Stored data |

....

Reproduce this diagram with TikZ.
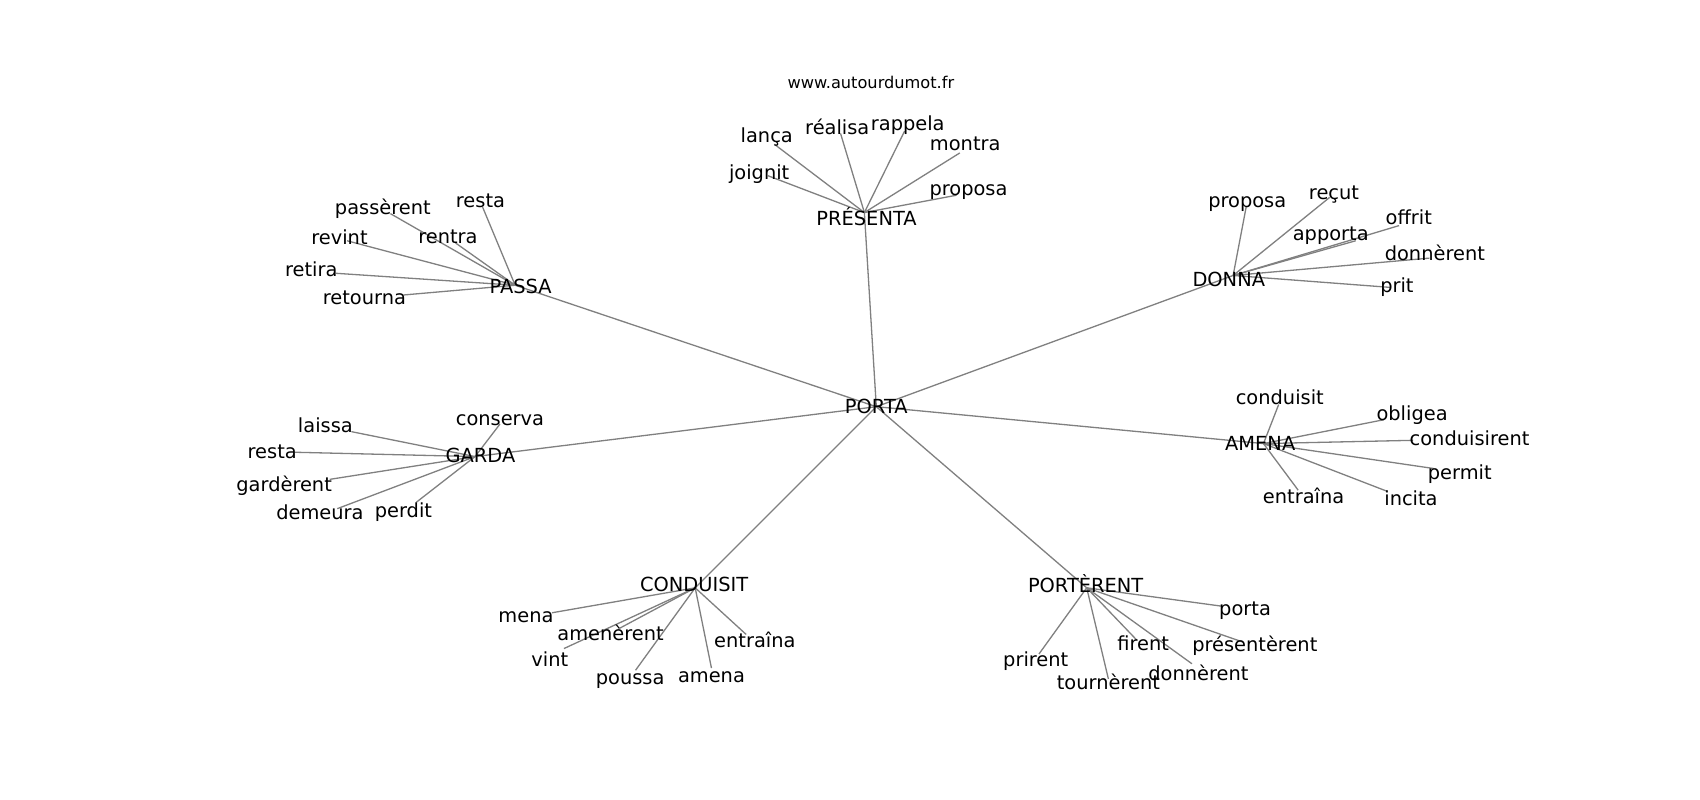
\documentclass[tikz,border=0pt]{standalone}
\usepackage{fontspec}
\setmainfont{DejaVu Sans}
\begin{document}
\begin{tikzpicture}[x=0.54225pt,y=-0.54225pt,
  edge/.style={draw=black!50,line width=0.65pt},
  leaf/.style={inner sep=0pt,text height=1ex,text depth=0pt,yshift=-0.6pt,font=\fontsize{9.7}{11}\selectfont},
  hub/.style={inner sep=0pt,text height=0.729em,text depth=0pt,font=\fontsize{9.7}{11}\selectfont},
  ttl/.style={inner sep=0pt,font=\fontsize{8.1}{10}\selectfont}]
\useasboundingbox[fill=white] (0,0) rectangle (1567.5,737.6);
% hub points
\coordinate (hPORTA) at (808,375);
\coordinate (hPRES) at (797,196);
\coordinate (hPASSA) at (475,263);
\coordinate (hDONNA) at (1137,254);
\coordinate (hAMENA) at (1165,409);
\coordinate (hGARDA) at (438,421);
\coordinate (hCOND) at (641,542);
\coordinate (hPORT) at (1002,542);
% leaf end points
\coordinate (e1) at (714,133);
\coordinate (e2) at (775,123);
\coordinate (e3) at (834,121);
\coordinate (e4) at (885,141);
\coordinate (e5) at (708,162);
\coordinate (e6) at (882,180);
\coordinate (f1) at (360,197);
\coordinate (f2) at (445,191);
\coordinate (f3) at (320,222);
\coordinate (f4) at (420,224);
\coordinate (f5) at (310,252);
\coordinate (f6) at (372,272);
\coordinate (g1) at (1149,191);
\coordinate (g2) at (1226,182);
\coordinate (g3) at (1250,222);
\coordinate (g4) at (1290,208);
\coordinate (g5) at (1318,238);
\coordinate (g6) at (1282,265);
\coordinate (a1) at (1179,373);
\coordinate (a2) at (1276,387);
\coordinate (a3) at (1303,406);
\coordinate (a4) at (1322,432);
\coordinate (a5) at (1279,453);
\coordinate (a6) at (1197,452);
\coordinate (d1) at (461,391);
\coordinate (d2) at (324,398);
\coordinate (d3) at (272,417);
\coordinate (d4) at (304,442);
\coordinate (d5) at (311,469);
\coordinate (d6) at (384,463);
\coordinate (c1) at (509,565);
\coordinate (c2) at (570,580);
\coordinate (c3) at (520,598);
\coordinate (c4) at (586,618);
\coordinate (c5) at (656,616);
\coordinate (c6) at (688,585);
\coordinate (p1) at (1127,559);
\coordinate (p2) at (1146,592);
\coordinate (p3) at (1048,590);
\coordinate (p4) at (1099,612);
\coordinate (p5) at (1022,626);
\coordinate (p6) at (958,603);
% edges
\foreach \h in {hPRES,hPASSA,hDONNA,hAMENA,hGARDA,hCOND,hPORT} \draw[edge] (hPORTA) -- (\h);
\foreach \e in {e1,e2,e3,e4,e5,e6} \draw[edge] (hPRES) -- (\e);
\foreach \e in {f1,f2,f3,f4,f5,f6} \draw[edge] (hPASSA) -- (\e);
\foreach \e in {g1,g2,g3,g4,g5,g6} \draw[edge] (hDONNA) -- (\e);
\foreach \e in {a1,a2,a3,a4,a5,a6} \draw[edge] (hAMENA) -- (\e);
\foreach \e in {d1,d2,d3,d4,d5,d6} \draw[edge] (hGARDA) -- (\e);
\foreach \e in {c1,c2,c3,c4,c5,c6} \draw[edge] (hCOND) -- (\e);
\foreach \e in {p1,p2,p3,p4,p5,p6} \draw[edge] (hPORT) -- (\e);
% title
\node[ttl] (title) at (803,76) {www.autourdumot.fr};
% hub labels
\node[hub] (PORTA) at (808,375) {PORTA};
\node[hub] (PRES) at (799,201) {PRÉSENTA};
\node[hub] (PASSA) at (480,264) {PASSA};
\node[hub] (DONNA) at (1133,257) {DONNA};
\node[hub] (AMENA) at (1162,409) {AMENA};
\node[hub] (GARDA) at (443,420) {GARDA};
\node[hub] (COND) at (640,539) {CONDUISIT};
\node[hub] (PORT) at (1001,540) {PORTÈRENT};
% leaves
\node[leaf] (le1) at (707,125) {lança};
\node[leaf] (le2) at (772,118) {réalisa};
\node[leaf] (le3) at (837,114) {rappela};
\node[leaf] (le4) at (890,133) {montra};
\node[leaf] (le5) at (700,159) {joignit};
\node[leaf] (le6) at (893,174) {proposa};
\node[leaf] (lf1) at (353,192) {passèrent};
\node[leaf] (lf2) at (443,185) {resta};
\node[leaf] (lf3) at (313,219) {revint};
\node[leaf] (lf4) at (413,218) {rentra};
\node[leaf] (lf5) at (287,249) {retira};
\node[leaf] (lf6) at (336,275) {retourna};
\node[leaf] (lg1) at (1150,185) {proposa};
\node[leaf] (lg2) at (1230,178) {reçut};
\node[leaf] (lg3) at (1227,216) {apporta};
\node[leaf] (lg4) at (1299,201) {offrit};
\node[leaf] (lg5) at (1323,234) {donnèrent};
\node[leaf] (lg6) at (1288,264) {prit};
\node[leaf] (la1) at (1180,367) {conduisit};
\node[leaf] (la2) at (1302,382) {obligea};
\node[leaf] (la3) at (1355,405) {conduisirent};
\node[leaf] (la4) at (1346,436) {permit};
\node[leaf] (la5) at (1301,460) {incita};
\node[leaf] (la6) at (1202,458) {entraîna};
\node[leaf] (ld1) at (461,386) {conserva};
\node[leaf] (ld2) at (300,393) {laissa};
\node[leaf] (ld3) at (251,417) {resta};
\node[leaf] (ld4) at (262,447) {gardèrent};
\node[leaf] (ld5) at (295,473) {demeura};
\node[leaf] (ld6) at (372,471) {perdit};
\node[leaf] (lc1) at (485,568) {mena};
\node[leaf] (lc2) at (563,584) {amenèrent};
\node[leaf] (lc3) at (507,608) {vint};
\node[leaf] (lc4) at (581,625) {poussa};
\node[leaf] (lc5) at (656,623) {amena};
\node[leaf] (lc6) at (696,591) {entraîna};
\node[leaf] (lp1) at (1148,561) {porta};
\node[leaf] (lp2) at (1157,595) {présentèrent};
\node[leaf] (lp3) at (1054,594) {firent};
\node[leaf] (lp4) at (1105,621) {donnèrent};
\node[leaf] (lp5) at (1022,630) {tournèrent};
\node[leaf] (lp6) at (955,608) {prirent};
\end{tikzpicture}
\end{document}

....

Short task | Give back the whole listing as it stands, minus its pictures.

Response to the exercise |
Reproduce this diagram with TikZ.
\documentclass[tikz,border=0pt]{standalone}
\usepackage{fontspec}
\setmainfont{DejaVu Sans}
\begin{document}
\begin{tikzpicture}[x=0.54225pt,y=-0.54225pt,
  edge/.style={draw=black!50,line width=0.65pt},
  leaf/.style={inner sep=0pt,text height=1ex,text depth=0pt,yshift=-0.6pt,font=\fontsize{9.7}{11}\selectfont},
  hub/.style={inner sep=0pt,text height=0.729em,text depth=0pt,font=\fontsize{9.7}{11}\selectfont},
  ttl/.style={inner sep=0pt,font=\fontsize{8.1}{10}\selectfont}]
\useasboundingbox[fill=white] (0,0) rectangle (1567.5,737.6);
% hub points
\coordinate (hPORTA) at (808,375);
\coordinate (hPRES) at (797,196);
\coordinate (hPASSA) at (475,263);
\coordinate (hDONNA) at (1137,254);
\coordinate (hAMENA) at (1165,409);
\coordinate (hGARDA) at (438,421);
\coordinate (hCOND) at (641,542);
\coordinate (hPORT) at (1002,542);
% leaf end points
\coordinate (e1) at (714,133);
\coordinate (e2) at (775,123);
\coordinate (e3) at (834,121);
\coordinate (e4) at (885,141);
\coordinate (e5) at (708,162);
\coordinate (e6) at (882,180);
\coordinate (f1) at (360,197);
\coordinate (f2) at (445,191);
\coordinate (f3) at (320,222);
\coordinate (f4) at (420,224);
\coordinate (f5) at (310,252);
\coordinate (f6) at (372,272);
\coordinate (g1) at (1149,191);
\coordinate (g2) at (1226,182);
\coordinate (g3) at (1250,222);
\coordinate (g4) at (1290,208);
\coordinate (g5) at (1318,238);
\coordinate (g6) at (1282,265);
\coordinate (a1) at (1179,373);
\coordinate (a2) at (1276,387);
\coordinate (a3) at (1303,406);
\coordinate (a4) at (1322,432);
\coordinate (a5) at (1279,453);
\coordinate (a6) at (1197,452);
\coordinate (d1) at (461,391);
\coordinate (d2) at (324,398);
\coordinate (d3) at (272,417);
\coordinate (d4) at (304,442);
\coordinate (d5) at (311,469);
\coordinate (d6) at (384,463);
\coordinate (c1) at (509,565);
\coordinate (c2) at (570,580);
\coordinate (c3) at (520,598);
\coordinate (c4) at (586,618);
\coordinate (c5) at (656,616);
\coordinate (c6) at (688,585);
\coordinate (p1) at (1127,559);
\coordinate (p2) at (1146,592);
\coordinate (p3) at (1048,590);
\coordinate (p4) at (1099,612);
\coordinate (p5) at (1022,626);
\coordinate (p6) at (958,603);
% edges
\foreach \h in {hPRES,hPASSA,hDONNA,hAMENA,hGARDA,hCOND,hPORT} \draw[edge] (hPORTA) -- (\h);
\foreach \e in {e1,e2,e3,e4,e5,e6} \draw[edge] (hPRES) -- (\e);
\foreach \e in {f1,f2,f3,f4,f5,f6} \draw[edge] (hPASSA) -- (\e);
\foreach \e in {g1,g2,g3,g4,g5,g6} \draw[edge] (hDONNA) -- (\e);
\foreach \e in {a1,a2,a3,a4,a5,a6} \draw[edge] (hAMENA) -- (\e);
\foreach \e in {d1,d2,d3,d4,d5,d6} \draw[edge] (hGARDA) -- (\e);
\foreach \e in {c1,c2,c3,c4,c5,c6} \draw[edge] (hCOND) -- (\e);
\foreach \e in {p1,p2,p3,p4,p5,p6} \draw[edge] (hPORT) -- (\e);
% title
\node[ttl] (title) at (803,76) {www.autourdumot.fr};
% hub labels
\node[hub] (PORTA) at (808,375) {PORTA};
\node[hub] (PRES) at (799,201) {PRÉSENTA};
\node[hub] (PASSA) at (480,264) {PASSA};
\node[hub] (DONNA) at (1133,257) {DONNA};
\node[hub] (AMENA) at (1162,409) {AMENA};
\node[hub] (GARDA) at (443,420) {GARDA};
\node[hub] (COND) at (640,539) {CONDUISIT};
\node[hub] (PORT) at (1001,540) {PORTÈRENT};
% leaves
\node[leaf] (le1) at (707,125) {lança};
\node[leaf] (le2) at (772,118) {réalisa};
\node[leaf] (le3) at (837,114) {rappela};
\node[leaf] (le4) at (890,133) {montra};
\node[leaf] (le5) at (700,159) {joignit};
\node[leaf] (le6) at (893,174) {proposa};
\node[leaf] (lf1) at (353,192) {passèrent};
\node[leaf] (lf2) at (443,185) {resta};
\node[leaf] (lf3) at (313,219) {revint};
\node[leaf] (lf4) at (413,218) {rentra};
\node[leaf] (lf5) at (287,249) {retira};
\node[leaf] (lf6) at (336,275) {retourna};
\node[leaf] (lg1) at (1150,185) {proposa};
\node[leaf] (lg2) at (1230,178) {reçut};
\node[leaf] (lg3) at (1227,216) {apporta};
\node[leaf] (lg4) at (1299,201) {offrit};
\node[leaf] (lg5) at (1323,234) {donnèrent};
\node[leaf] (lg6) at (1288,264) {prit};
\node[leaf] (la1) at (1180,367) {conduisit};
\node[leaf] (la2) at (1302,382) {obligea};
\node[leaf] (la3) at (1355,405) {conduisirent};
\node[leaf] (la4) at (1346,436) {permit};
\node[leaf] (la5) at (1301,460) {incita};
\node[leaf] (la6) at (1202,458) {entraîna};
\node[leaf] (ld1) at (461,386) {conserva};
\node[leaf] (ld2) at (300,393) {laissa};
\node[leaf] (ld3) at (251,417) {resta};
\node[leaf] (ld4) at (262,447) {gardèrent};
\node[leaf] (ld5) at (295,473) {demeura};
\node[leaf] (ld6) at (372,471) {perdit};
\node[leaf] (lc1) at (485,568) {mena};
\node[leaf] (lc2) at (563,584) {amenèrent};
\node[leaf] (lc3) at (507,608) {vint};
\node[leaf] (lc4) at (581,625) {poussa};
\node[leaf] (lc5) at (656,623) {amena};
\node[leaf] (lc6) at (696,591) {entraîna};
\node[leaf] (lp1) at (1148,561) {porta};
\node[leaf] (lp2) at (1157,595) {présentèrent};
\node[leaf] (lp3) at (1054,594) {firent};
\node[leaf] (lp4) at (1105,621) {donnèrent};
\node[leaf] (lp5) at (1022,630) {tournèrent};
\node[leaf] (lp6) at (955,608) {prirent};
\end{tikzpicture}
\end{document}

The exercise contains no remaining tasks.